Giants 5, Dodgers 2
Today’s game was probably my favorite game of this Giants season. Zito looking like he did in 2002, getting a win (at home), and a come behind win against the Dodgers.
What more can you ask for?
When the season started, I thought this Giants team was gonna be one of if (if not the) worst teams in franchise history. With the franchise record for losses being 100 in 1985, one look at the roster prior to the season would suggest surpassing that mark easily. Most people (including myself) predicted this team to be the worst in baseball this year.
After years of Brian Sabean risking the future for small short term gains, it finally started to catch up to the team a few years ago. The last two seasons the Giants would have likely been the worst team in baseball had it not been for a guy named Barry Bonds. Without Bonds, the downward spiral seemed to reach rock
Yes, this team is still a lousy team, but a hell of a lot better than expected. Third place, only four games out of the division lead (and yes, I know it’s a horrible division, but still), and on pace for 72 wins is a lot more than expected. What’s more, they’ve gone 22-20 since May 19th, when they were 17-29 and on pace for 60 wins, about as expected going into the season.
What makes things more promising is that, if you look at the performance up and down the roster, nobody is really overachieving, and on top of that certain guys who were playing over their heads earlier in the season (Fred Lewis, Aaron Rowand, and Bengie Molina) have come back down to what was pretty much expected of them, and yet the team has been playing better since then.
If anything, this team should continue to play better. While nobody is playing above their heads, some guys should perform better in the second half. Offensively, things will probably be about the same as the first half, with a slight improvement, due to Omar Vizquel. While he’s never been a good hitter, especially at this point in his career, he’s a lot better than he’s been hitting and will likely improve upon his Neifi Perez-like stats in the second half. And if not, he’ll likely lose his starting job to Emmanuel Burriss, who himself is a mediocre hitter, but at least it’s a hell of a lot better than what we’ve been seing from Omar.
But look for the pitching to be a lot better in the second half. Tim Lincecum is the real deal and, barring (god forbid) injury, will continue his dominance in the second half. With Matt Cain, it’s not a matter of if, but when will he emerge into the ace we’ve been waiting for him to become, and it’s looking more and more like it will be at some point this season. His rookie year, he would have become an instant ace had he not walked so many batters (over 4 an inning). Last year, he cut down his walks, but the fewer strikeouts really hurt him. This year, the walks remain down, while the strikeouts are back up (slightly higher even) to what they were his rookie year. Mainly, he’s been having bad luck in that more balls in play have been falling in for hits, and that he’s been giving up a lot more home runs, which is essentially the result of one extra bad pitch every few games, something that can be easily improved upon. What’s more promising is that, since April when he had 29 strikeouts to 23 walks, he’s had a phenomenal 78 walks to 24 strikeouts. What’s been really killing him, however, are the occasional starts where he’s just gotten rocked, therefore skewing his percentage/ rate stats, and (which has been the biggest problem since his rookie year) the lack of run support and bullpen help, resulting in his weak records that fail to display his true abilities and performances.

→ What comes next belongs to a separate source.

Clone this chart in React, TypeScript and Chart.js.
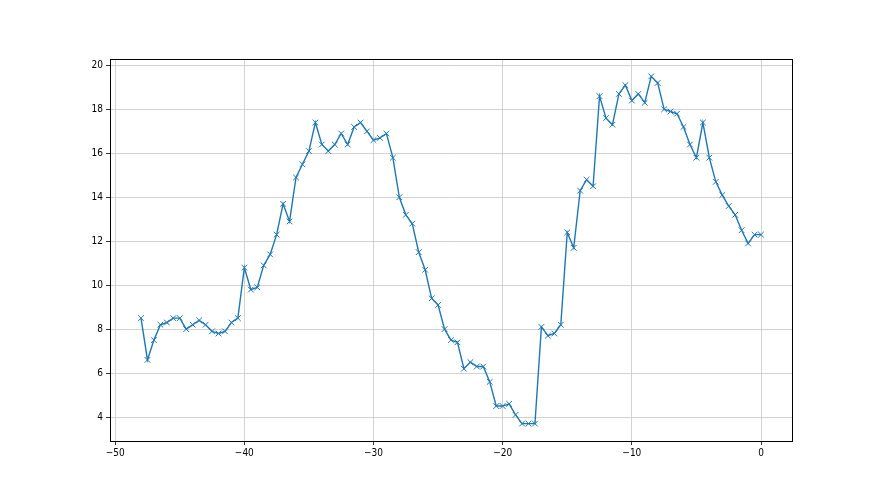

Jonathan Sanchez is another guy waited in the wings to breakout. While not as heralded a pitching prospect as Cain and Lincecum, the 25 year old pitcher’s stuff ranks among the best younger pitchers in the game. And Kevin Correia is a little better than he’s pitching, and should be the best you can hope for from your #5 pitcher.
But Zito is the one who we’ll likely see the most improvement in the second half. Over his last few starts, his velocity’s been back to what it was in Oakland, and his stuff has gotten a lot better as well. While one would be dreaming to expect him to return to his Cy Young form from 2002, look for him to return to what he was his last few years in Oakland, which would be a really solid, reliable, #2 starter, which in a rotation with Cain, Lincecum, and Sanchez, would make him a great asset (salary aside), especially for your #4 pitcher. As for the salary, what’s done is done, and in a way, his salary is made up by the Giants paying the best pitcher in baseball league minimum.
Overall, this team still isn’t going anywhere this year, especially considering at least one of the teams in the division that are heavily underachieving (D-Backs, Rockies, or Padres) will likely go on a second half tear, but at least it will be fun to watch this team continue to move in the right direction. And an effort to continue in this direction, along with a strong system in the low minor leagues, this team has a decent shot at being once again a World Series contender in a few years (something that just a few months ago I thought would be a lot longer). And who knows, one or two really good bats in the off-season, and a slightly improved bullpen may be enough to bring the Giants back. All I know is, the Giants finally have a future to look forward to.